What you should do: Quote the data exactly, first line to the line containing "const xRange = ['2025-07-01", with no pictures.

Given data:
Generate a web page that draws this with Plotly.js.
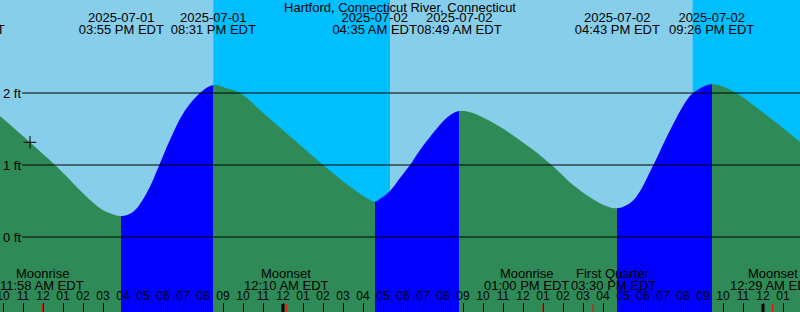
<!DOCTYPE html>
<html>
<head>
<meta charset="utf-8">
<script src="https://cdn.plot.ly/plotly-3.0.1.min.js"></script>
<style>
html,body{margin:0;padding:0;background:#87CEEB;overflow:hidden}
#chart{width:800px;height:312px}
</style>
</head>
<body>
<div id="chart"></div>
<script>
// ---------------- data ----------------
const stationName = 'Hartford, Connecticut River, Connecticut';
const xRange = ['2025-07-01 09:51', '2025-07-03 01:51'];

const curveTimes = [
  '2025-07-01 09:51','2025-07-01 11:21','2025-07-01 12:36','2025-07-01 13:11','2025-07-01 13:51',
  '2025-07-01 14:51','2025-07-01 15:21','2025-07-01 15:55','2025-07-01 16:31','2025-07-01 17:11',
  '2025-07-01 17:49','2025-07-01 18:21','2025-07-01 19:01','2025-07-01 19:51','2025-07-01 20:31',
  '2025-07-01 21:11','2025-07-01 21:51','2025-07-01 23:11','2025-07-02 02:01','2025-07-02 03:21',
  '2025-07-02 04:11','2025-07-02 04:35','2025-07-02 04:51','2025-07-02 05:21','2025-07-02 05:51',
  '2025-07-02 06:21','2025-07-02 06:51','2025-07-02 07:21','2025-07-02 07:51','2025-07-02 08:21',
  '2025-07-02 08:49','2025-07-02 09:31','2025-07-02 10:51','2025-07-02 12:31','2025-07-02 13:26',
  '2025-07-02 14:36','2025-07-02 15:51','2025-07-02 16:43','2025-07-02 17:31','2025-07-02 18:31',
  '2025-07-02 19:11','2025-07-02 20:11','2025-07-02 20:31','2025-07-02 21:26','2025-07-02 22:31',
  '2025-07-03 00:11','2025-07-03 01:51'
];
const curveFt = [
  1.68, 1.315, 1.00, 0.84, 0.65,
  0.40, 0.33, 0.29, 0.35, 0.61,
  1.00, 1.35, 1.72, 2.00, 2.11,
  2.065, 2.00, 1.68, 1.00, 0.70,
  0.54, 0.49, 0.53, 0.64, 0.82,
  1.00, 1.21, 1.39, 1.56, 1.69,
  1.75, 1.72, 1.53, 1.21, 1.00,
  0.70, 0.47, 0.40, 0.51, 1.00,
  1.39, 1.90, 2.00, 2.12, 2.02,
  1.69, 1.32
];

const tideEventTimes = ['2025-07-01 07:58','2025-07-01 15:55','2025-07-01 20:31','2025-07-02 04:35',
                        '2025-07-02 08:49','2025-07-02 16:43','2025-07-02 21:26'];
const tideEventKinds = ['High','Low','High','Low','High','Low','High'];

const sunsetTimes  = ['2025-07-01 20:31','2025-07-02 20:29'];
const sunriseTimes = ['2025-07-02 05:21','2025-07-03 05:22'];

const moonEventTimes = ['2025-07-01 11:58','2025-07-02 00:10','2025-07-02 13:00','2025-07-02 15:30','2025-07-03 00:29'];
const moonEventNames = ['Moonrise','Moonset','Moonrise','First Quarter','Moonset'];

const midnightTimes = ['2025-07-02 00:00','2025-07-03 00:00'];

const yTickValues = [0, 1, 2];
const yTickLabels = ['0 ft', '1 ft', '2 ft'];

const nowTime = '2025-07-01 11:21';
const nowFt = 1.315;

// ---------------- style ----------------
const FONT = 'Liberation Sans, Arial, sans-serif';
const DAY = '#87CEEB', NIGHT = '#00BFFF', FALL = '#2E8B57', RISE = '#0000FF';
const H = 312;
const ROW_TITLE = 7, ROW_TOP_DATE = 19, ROW_TOP_TIME = 31, ROW_BOT_NAME = 273, ROW_BOT_TIME = 285;
const moonLabelShift = [0, 0, -17, 20, 0];
const TICKLEN = 9;

// ---------------- helpers ----------------
function toMs(s) { return Date.parse(s.replace(' ', 'T') + ':00Z'); }
function clock(s) {
  const hh = +s.slice(11, 13), mm = s.slice(14, 16);
  const ap = hh < 12 ? 'AM' : 'PM';
  let h12 = hh % 12; if (h12 === 0) h12 = 12;
  return (h12 < 10 ? '0' : '') + h12 + ':' + mm + ' ' + ap + ' EDT';
}
function py(px) { return 1 - px / H; }

// gradient stops: blue while rising (low -> high), green while falling
const r0 = toMs(xRange[0]), r1 = toMs(xRange[1]);
let idx = tideEventTimes.findIndex(t => toMs(t) > r0);
let col = tideEventKinds[idx] === 'Low' ? FALL : RISE;
const stops = [[0, col]];
for (let i = idx; i < tideEventTimes.length; i++) {
  const f = (toMs(tideEventTimes[i]) - r0) / (r1 - r0);
  if (f >= 1) break;
  stops.push([f, col]);
  col = tideEventKinds[i] === 'Low' ? RISE : FALL;
  stops.push([f, col]);
}
stops.push([1, col]);

const traces = [
  { x: [curveTimes[0], curveTimes[curveTimes.length - 1]], y: [-3, -3], mode: 'lines',
    line: { width: 0 }, hoverinfo: 'skip', showlegend: false },
  { x: curveTimes, y: curveFt, mode: 'lines', line: { shape: 'spline', width: 0, color: FALL },
    fill: 'tonexty', fillcolor: FALL,
    fillgradient: { type: 'horizontal', start: r0, stop: r1, colorscale: stops },
    hoverinfo: 'skip', showlegend: false },
  { x: tideEventTimes, y: tideEventTimes.map(() => ROW_TOP_DATE), yaxis: 'y2', mode: 'text',
    text: tideEventTimes.map(t => t.slice(0, 10)), textposition: 'middle center',
    textfont: { family: FONT, size: 13, color: '#000' }, cliponaxis: true, hoverinfo: 'skip', showlegend: false },
  { x: tideEventTimes, y: tideEventTimes.map(() => ROW_TOP_TIME), yaxis: 'y2', mode: 'text',
    text: tideEventTimes.map(clock), textposition: 'middle center',
    textfont: { family: FONT, size: 13, color: '#000' }, cliponaxis: true, hoverinfo: 'skip', showlegend: false },
  { x: [nowTime], y: [nowFt], mode: 'markers',
    marker: { symbol: 'cross-thin', size: 9, color: '#000', line: { width: 1, color: '#000' } },
    cliponaxis: false, hoverinfo: 'skip', showlegend: false }
];

const shapes = [];
sunsetTimes.forEach((s, i) => shapes.push({
  type: 'rect', layer: 'below', xref: 'x', yref: 'paper', x0: s, x1: sunriseTimes[i], y0: 0, y1: 1,
  fillcolor: NIGHT, line: { width: 0 }
}));
yTickValues.forEach(v => shapes.push({
  type: 'line', layer: 'above', xref: 'paper', yref: 'y', x0: 22 / 800, x1: 1, y0: v, y1: v,
  line: { color: '#000', width: 1 }
}));
midnightTimes.forEach(t => shapes.push({
  type: 'line', layer: 'above', xref: 'x', yref: 'paper', x0: t, x1: t, y0: 0, y1: (TICKLEN - 1) / H,
  line: { color: '#000', width: 3 }
}));
moonEventTimes.forEach(t => shapes.push({
  type: 'line', layer: 'above', xref: 'x', yref: 'paper', x0: t, x1: t, y0: 0, y1: (TICKLEN - 1) / H,
  line: { color: '#FF0000', width: 1 }
}));

const annotations = [];
yTickValues.forEach((v, i) => annotations.push({
  xref: 'paper', yref: 'y', x: 0, y: v, xanchor: 'left', yanchor: 'middle', xshift: 1,
  text: yTickLabels[i], showarrow: false, font: { family: FONT, size: 13, color: '#000' }
}));
moonEventTimes.forEach((t, i) => {
  annotations.push({ xref: 'x', yref: 'paper', x: t, y: py(ROW_BOT_NAME), xanchor: 'center', yanchor: 'middle',
    xshift: moonLabelShift[i], text: moonEventNames[i], showarrow: false, font: { family: FONT, size: 13, color: '#000' } });
  annotations.push({ xref: 'x', yref: 'paper', x: t, y: py(ROW_BOT_TIME), xanchor: 'center', yanchor: 'middle',
    xshift: moonLabelShift[i], text: clock(t), showarrow: false, font: { family: FONT, size: 13, color: '#000' } });
});

const layout = {
  width: 800, height: 312,
  margin: { l: 0, r: 0, t: 0, b: 0, pad: 0 },
  paper_bgcolor: DAY, plot_bgcolor: DAY,
  showlegend: false,
  title: { text: stationName, font: { family: FONT, size: 13, color: '#000' },
           x: 0.5, xanchor: 'center', y: py(ROW_TITLE), yanchor: 'middle', yref: 'container' },
  xaxis: { type: 'date', range: xRange, showgrid: false, zeroline: false, showline: false,
           ticks: 'inside', ticklen: TICKLEN, tickwidth: 1, tickcolor: '#000',
           tick0: '2025-07-01 00:00', dtick: 3600000, tickformat: '%I',
           ticklabelposition: 'inside', ticklabeloverflow: 'allow',
           tickfont: { family: FONT, size: 12, color: '#000' }, fixedrange: true },
  yaxis: { range: [-1.0417, 3.2917], visible: false, fixedrange: true },
  yaxis2: { range: [H, 0], overlaying: 'y', visible: false, fixedrange: true },
  shapes: shapes,
  annotations: annotations
};

Plotly.newPlot('chart', traces, layout, { staticPlot: true, displayModeBar: false });
</script>
</body>
</html>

Written reply:
Generate a web page that draws this with Plotly.js.
<!DOCTYPE html>
<html>
<head>
<meta charset="utf-8">
<script src="https://cdn.plot.ly/plotly-3.0.1.min.js"></script>
<style>
html,body{margin:0;padding:0;background:#87CEEB;overflow:hidden}
#chart{width:800px;height:312px}
</style>
</head>
<body>
<div id="chart"></div>
<script>
// ---------------- data ----------------
const stationName = 'Hartford, Connecticut River, Connecticut';
const xRange = ['2025-07-01 09:51', '2025-07-03 01:51'];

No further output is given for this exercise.